They will prob run regular checks and you are prob. signing off on them having a right to do so.

These predictions can also be self-reenforcing. If enough money believes the model is accurate, it will create it's own market conditions. In a distopian AI stock prediction world the best model will be the one with the widest publicity and adoption, not the best data points.

The problem I see with that hypothesis is that the asset pricing must eventually be tied to actual performance--while it may be self-reinforcing to some extend, if it _is_ fundamentally wrong, there will be a reckoning and an adjustment after a high value stock goes bankrupt, for example.

But the stock market isn’t just a bunch of people placing speculative bets about company performance; it’s a bunch of people placing speculative bets about company performance by buying shares of the companies. If the market is irrational, it can actually prop up companies that would otherwise go bankrupt.

I suppose they company could continuously issue stock in this case.

But in this world, it actually makes sense for those companies to stop doing their normal business and just go into the business of selling their shares.

This reality sounds absurd, but you could argue that BTC market is there. Enough of the market thinks that "always buy" is a good investment, regardless of the real-life value of the asset. Or maybe, less controversially, gold is that market. Any asset that is always increasing in value and not related to the real value of that asset is just a store of value.

Both of those things have valid services that I pay for.

BTC provides a number of services. From money changing and international money transfers to actual investment brokerage. Granted, the number of securities available in BTC is less than spectacular, but it's not zero. I pay for both those services. Now you may argue that those are unregulated services and therefore have trust issues, but one might argue that all markets have trust issues, and the only difference is the level. BTC, so far, seems to be more trustworthy than, for instance, the ECB (e.g. the Greek payment limits and the Cypriot bail in, one of which affected me, and both of them used MY money to achieve political aims, without my approval).

Gold provides a store of value, with a good story behind it.

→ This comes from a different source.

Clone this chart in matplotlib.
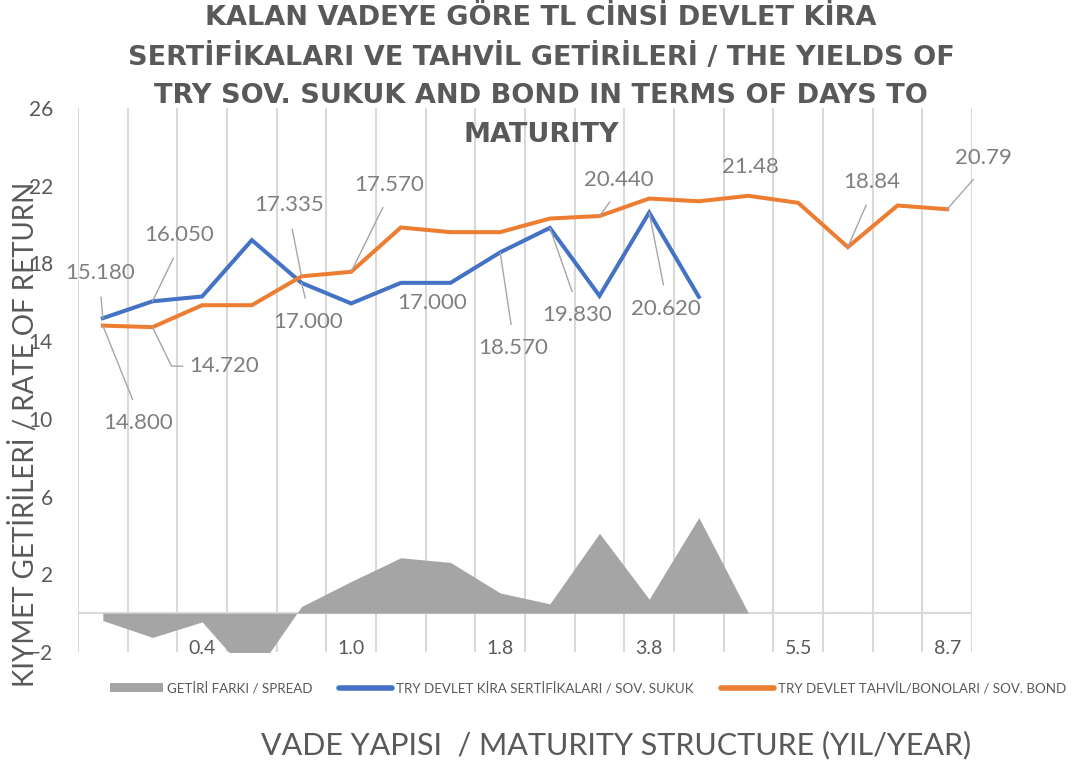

I pay my bank, I believe, around $40 per year for that same service. With frankly, not as good a story behind it (as I trust my bank less than I'd trust a bar of gold under my pillow when it comes to still having value tomorrow. Not that I have the kind of spare change to make that a pressing issue, but ...)

So given that both BTC and Gold provide services that clearly people are willing to pay for, who's to say they shouldn't have a valuation based on that income like every other financial service provider in the world ?

That effect doesn't go very far. It can slightly reduce a company's cost of capital but won't enable them to be profitable over the long term.

Generally when talking about price movements the opposite is true. That is a prediction that the market will move at some point in the future will cause that move to happen right now instead, but only if that prediction is believed.

And if you have a model that people believe which predicts the movement of stocks but doesn't have any good reason for those predictions then it may very well move the price of those stocks in the ways that it predicts. But in doing so the money of the people who believe its predictions will be transferred to the people who don't until it stops having an effect.

If enough people believe a given model and use it, it would actually tend to make the model over and under-predict. If a lot of people think the market will go up, it's race to buy before the others and eventually a race to sell before the others when either expectation shift or all the buyers run out.

Which is say, belief in a direction can make the direction happen but belief in a particularly shaped curve won't make the market resemble that curve.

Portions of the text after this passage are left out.